The Washington State vote comes two months after B.C. civic leaders voted to urge the province to decriminalize marijuana and explore methods to regulate and tax it.

University of the Fraser Valley criminologist Daryl Plecas, who is seeking the BC Liberal nomination in Abbotsford-South, said legalization in a  handful of U.S. states – or even B.C. – would do almost nothing to shut down grow-ops here because they would continue to feed off the larger market in the rest of the U.S.

He said Washington's plan won't stop illegal growing because some consumers will want pot that isn't government-approved and they definitely won't want to pay taxes on it.

The reform option Plecas said he would support is one where Canada and the U.S. make it free for individuals across their countries to grow their own pot and government takes no role in regulating or taxing it.

There would no longer be a highly profitable market for mass cultivation, he said.

"You've got no black market, you've got no organized crime and you've got nobody going to jail," Plecas said. "But as long as it's illegal elsewhere, we're going to have grows."

 

WHAT WASHINGTON'S INITIATIVE DOES

- Allows possession of up to one ounce of marijuana for adults over 21 effective Dec. 6. The state law change would be in conflict with federal drug laws.
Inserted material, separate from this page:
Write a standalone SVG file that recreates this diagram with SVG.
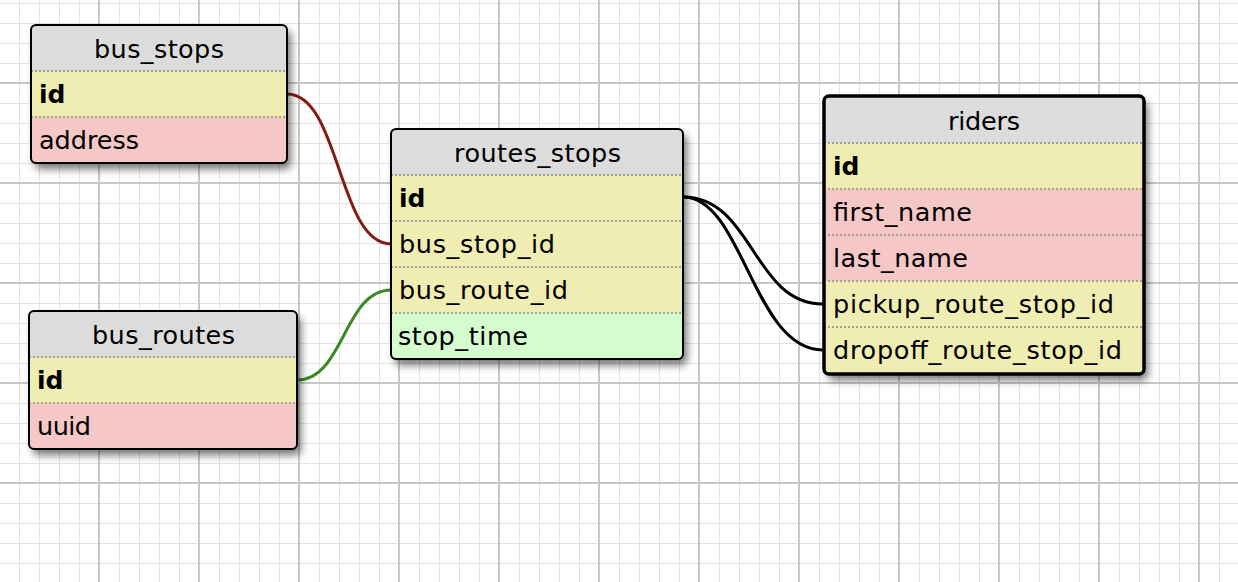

- Removes state law prohibitions against producing, processing and selling marijuana, subject to licensing and regulation. Further rules and details would be worked out over the next year, during which time the state would negotiate with federal authorities.

- Imposes 25 per cent taxes on wholesale and retail sale of pot, with most revenue going to health care, drug treatment and education.

- Directs state to amend impaired driving laws to include maximum THC levels.